> _Given exercise_: Read the records below and copy each line that contains "matplotlib".

** Begin **

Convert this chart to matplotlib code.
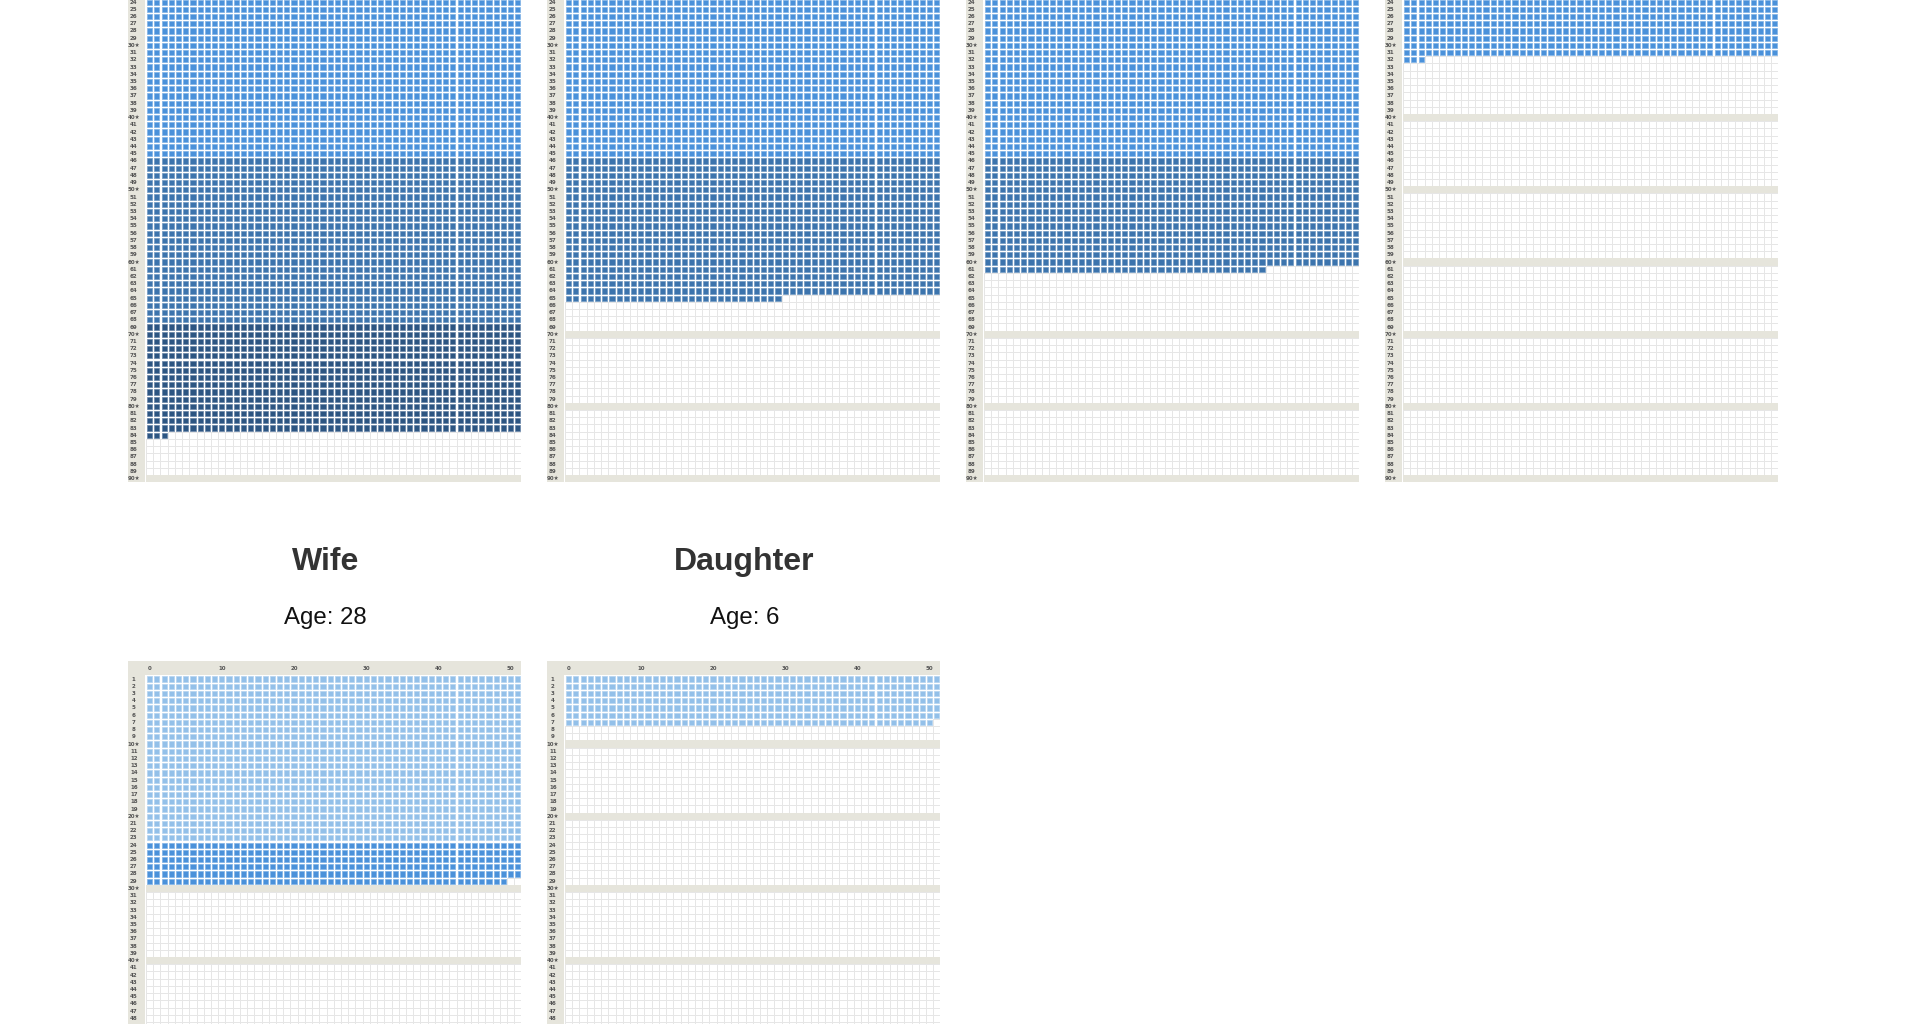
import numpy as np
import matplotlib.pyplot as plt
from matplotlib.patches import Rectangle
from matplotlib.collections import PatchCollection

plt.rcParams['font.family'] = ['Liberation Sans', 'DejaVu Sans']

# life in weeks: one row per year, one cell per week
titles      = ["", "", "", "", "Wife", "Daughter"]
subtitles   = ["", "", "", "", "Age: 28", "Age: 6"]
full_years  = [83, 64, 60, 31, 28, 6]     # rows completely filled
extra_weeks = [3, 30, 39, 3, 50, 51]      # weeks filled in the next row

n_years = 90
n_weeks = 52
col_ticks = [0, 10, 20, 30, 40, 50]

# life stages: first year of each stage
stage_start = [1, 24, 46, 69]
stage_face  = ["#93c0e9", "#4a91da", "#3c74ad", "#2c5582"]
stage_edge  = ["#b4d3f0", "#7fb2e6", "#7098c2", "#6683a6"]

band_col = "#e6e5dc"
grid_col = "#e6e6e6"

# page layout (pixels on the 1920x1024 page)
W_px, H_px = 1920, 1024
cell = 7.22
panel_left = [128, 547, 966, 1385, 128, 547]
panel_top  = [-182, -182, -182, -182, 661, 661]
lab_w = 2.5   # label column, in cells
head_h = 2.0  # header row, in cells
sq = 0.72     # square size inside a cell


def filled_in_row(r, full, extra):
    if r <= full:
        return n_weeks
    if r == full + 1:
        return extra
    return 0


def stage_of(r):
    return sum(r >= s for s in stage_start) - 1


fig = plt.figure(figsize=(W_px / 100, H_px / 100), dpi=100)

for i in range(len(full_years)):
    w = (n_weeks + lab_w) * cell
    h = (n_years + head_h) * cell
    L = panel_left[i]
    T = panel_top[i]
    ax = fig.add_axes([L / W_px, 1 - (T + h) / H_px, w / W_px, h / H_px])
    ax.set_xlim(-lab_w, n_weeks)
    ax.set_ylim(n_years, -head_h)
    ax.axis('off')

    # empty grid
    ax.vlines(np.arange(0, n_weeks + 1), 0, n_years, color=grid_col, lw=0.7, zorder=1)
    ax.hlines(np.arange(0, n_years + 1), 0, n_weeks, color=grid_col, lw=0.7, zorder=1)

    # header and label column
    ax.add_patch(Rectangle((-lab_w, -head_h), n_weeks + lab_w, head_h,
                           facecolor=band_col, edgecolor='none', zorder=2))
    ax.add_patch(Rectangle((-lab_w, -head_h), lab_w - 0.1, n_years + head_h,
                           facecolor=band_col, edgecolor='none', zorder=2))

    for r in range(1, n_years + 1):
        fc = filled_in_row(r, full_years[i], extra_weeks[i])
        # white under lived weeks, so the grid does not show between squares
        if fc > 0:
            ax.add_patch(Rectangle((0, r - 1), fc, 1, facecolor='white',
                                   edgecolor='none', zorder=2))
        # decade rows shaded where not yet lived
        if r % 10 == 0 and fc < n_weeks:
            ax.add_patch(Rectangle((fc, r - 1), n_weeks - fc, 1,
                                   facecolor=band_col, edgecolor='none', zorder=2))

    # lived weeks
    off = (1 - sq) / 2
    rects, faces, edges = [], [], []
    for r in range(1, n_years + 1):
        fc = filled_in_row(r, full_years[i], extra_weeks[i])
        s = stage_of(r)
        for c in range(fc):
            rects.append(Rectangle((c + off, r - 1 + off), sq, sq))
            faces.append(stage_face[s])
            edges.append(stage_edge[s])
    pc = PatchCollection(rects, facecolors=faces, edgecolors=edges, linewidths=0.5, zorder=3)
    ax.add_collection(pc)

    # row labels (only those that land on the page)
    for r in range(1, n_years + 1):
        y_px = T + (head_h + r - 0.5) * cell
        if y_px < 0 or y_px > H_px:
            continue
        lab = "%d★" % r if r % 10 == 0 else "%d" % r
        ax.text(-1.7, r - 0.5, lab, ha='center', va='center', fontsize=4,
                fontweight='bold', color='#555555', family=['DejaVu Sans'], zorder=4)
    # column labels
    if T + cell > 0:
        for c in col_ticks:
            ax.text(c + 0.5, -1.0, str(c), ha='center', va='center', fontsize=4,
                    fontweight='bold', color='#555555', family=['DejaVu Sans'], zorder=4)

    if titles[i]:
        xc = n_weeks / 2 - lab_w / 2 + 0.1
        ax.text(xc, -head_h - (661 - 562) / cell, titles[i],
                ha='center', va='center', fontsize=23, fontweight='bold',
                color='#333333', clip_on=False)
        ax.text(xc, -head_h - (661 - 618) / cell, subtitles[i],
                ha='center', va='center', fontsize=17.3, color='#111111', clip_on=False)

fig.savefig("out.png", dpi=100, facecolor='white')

** End **
** Begin **

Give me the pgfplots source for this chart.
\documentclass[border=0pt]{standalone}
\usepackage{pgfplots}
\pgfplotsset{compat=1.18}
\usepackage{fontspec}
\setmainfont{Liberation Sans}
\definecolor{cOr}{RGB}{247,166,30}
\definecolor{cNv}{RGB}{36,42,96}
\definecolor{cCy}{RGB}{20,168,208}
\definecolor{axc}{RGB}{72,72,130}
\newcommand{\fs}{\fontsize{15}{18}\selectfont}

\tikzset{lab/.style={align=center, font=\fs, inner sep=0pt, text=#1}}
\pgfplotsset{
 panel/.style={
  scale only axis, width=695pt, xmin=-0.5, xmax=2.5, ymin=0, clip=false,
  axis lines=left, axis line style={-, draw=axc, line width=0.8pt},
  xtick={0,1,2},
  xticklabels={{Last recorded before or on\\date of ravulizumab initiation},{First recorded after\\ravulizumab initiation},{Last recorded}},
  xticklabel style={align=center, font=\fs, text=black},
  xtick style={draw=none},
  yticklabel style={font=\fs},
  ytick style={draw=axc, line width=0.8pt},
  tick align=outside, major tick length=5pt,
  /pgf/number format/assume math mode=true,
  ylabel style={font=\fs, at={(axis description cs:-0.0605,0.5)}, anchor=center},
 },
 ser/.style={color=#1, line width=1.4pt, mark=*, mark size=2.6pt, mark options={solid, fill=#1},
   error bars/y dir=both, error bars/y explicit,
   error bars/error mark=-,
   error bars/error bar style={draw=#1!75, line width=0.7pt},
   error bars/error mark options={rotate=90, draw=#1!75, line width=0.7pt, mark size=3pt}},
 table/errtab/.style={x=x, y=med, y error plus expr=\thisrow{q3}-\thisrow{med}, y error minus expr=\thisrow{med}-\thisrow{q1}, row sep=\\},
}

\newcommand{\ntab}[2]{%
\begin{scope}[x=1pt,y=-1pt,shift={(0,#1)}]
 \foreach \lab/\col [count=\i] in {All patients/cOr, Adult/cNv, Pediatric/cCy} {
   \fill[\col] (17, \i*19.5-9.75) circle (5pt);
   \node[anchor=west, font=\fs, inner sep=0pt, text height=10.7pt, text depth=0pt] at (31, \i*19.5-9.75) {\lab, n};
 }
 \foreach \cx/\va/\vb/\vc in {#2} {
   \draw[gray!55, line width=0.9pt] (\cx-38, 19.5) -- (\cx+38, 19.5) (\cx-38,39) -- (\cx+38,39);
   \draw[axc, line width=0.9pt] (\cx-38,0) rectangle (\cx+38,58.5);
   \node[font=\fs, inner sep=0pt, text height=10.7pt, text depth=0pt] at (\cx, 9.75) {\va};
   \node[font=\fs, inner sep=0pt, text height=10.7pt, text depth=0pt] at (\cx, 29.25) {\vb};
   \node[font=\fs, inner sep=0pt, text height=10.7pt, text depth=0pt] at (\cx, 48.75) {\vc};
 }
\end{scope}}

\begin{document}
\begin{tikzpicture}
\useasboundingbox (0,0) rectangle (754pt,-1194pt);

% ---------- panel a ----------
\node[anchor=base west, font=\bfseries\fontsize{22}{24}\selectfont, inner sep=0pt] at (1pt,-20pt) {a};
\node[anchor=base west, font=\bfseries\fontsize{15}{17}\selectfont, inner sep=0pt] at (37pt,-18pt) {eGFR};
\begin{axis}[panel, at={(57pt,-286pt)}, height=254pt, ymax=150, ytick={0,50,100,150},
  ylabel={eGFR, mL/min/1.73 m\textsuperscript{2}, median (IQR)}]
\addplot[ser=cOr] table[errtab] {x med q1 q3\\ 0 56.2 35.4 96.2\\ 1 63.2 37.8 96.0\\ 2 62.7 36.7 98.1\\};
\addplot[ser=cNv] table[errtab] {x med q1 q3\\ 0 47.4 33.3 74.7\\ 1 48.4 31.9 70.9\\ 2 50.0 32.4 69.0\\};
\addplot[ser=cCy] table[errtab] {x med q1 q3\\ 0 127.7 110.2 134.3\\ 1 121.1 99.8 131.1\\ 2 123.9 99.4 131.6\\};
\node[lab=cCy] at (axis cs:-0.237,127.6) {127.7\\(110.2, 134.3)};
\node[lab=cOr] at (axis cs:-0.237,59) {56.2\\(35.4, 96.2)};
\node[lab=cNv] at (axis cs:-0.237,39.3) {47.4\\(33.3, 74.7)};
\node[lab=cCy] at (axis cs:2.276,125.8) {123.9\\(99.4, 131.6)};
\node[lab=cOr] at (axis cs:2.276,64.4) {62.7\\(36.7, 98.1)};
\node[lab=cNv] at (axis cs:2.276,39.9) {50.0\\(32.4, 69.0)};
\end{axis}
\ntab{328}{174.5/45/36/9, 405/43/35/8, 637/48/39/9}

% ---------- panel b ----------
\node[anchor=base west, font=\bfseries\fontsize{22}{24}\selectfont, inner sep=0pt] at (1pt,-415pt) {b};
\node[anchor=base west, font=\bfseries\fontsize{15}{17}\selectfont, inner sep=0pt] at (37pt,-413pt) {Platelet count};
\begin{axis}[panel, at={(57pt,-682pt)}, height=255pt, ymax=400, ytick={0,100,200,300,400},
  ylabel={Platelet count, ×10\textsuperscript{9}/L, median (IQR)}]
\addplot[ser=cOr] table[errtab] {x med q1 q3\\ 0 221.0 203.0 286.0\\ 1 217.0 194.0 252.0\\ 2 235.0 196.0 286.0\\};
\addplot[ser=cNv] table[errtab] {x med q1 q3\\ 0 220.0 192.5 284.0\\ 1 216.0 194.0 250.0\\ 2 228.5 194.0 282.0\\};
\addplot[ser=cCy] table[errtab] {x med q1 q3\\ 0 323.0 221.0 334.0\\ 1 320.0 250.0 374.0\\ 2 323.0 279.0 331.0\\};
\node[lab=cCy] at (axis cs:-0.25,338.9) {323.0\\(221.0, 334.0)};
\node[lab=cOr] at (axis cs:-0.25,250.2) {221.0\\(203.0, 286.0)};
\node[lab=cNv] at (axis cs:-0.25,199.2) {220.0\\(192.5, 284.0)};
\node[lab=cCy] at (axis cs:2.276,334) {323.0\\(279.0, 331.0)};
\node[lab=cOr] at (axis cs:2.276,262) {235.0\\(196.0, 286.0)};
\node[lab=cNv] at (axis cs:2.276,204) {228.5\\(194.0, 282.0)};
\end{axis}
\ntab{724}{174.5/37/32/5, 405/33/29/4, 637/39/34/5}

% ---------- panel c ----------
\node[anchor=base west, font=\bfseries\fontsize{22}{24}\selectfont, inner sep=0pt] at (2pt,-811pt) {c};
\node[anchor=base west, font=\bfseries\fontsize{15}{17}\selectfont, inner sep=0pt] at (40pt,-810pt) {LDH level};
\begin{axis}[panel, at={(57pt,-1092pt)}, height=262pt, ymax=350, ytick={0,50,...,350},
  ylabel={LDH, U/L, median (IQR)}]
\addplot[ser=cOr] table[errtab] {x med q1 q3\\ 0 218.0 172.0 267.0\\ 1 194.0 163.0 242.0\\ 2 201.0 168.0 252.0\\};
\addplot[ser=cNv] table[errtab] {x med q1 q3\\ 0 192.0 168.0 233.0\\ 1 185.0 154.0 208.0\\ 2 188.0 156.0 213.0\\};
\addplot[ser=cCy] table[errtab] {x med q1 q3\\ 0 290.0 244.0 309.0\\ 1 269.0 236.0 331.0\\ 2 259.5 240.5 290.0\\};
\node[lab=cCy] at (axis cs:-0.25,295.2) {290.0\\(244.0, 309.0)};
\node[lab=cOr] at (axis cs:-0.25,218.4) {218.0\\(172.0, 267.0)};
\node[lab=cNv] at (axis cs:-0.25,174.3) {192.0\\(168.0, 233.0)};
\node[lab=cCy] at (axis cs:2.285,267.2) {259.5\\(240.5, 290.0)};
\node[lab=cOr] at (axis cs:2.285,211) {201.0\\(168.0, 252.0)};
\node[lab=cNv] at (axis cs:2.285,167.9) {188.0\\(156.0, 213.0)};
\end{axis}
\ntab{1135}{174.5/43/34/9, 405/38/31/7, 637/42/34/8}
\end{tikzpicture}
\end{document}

** End **

> _The completed task_:
Convert this chart to matplotlib code.
import matplotlib.pyplot as plt
from matplotlib.patches import Rectangle
from matplotlib.collections import PatchCollection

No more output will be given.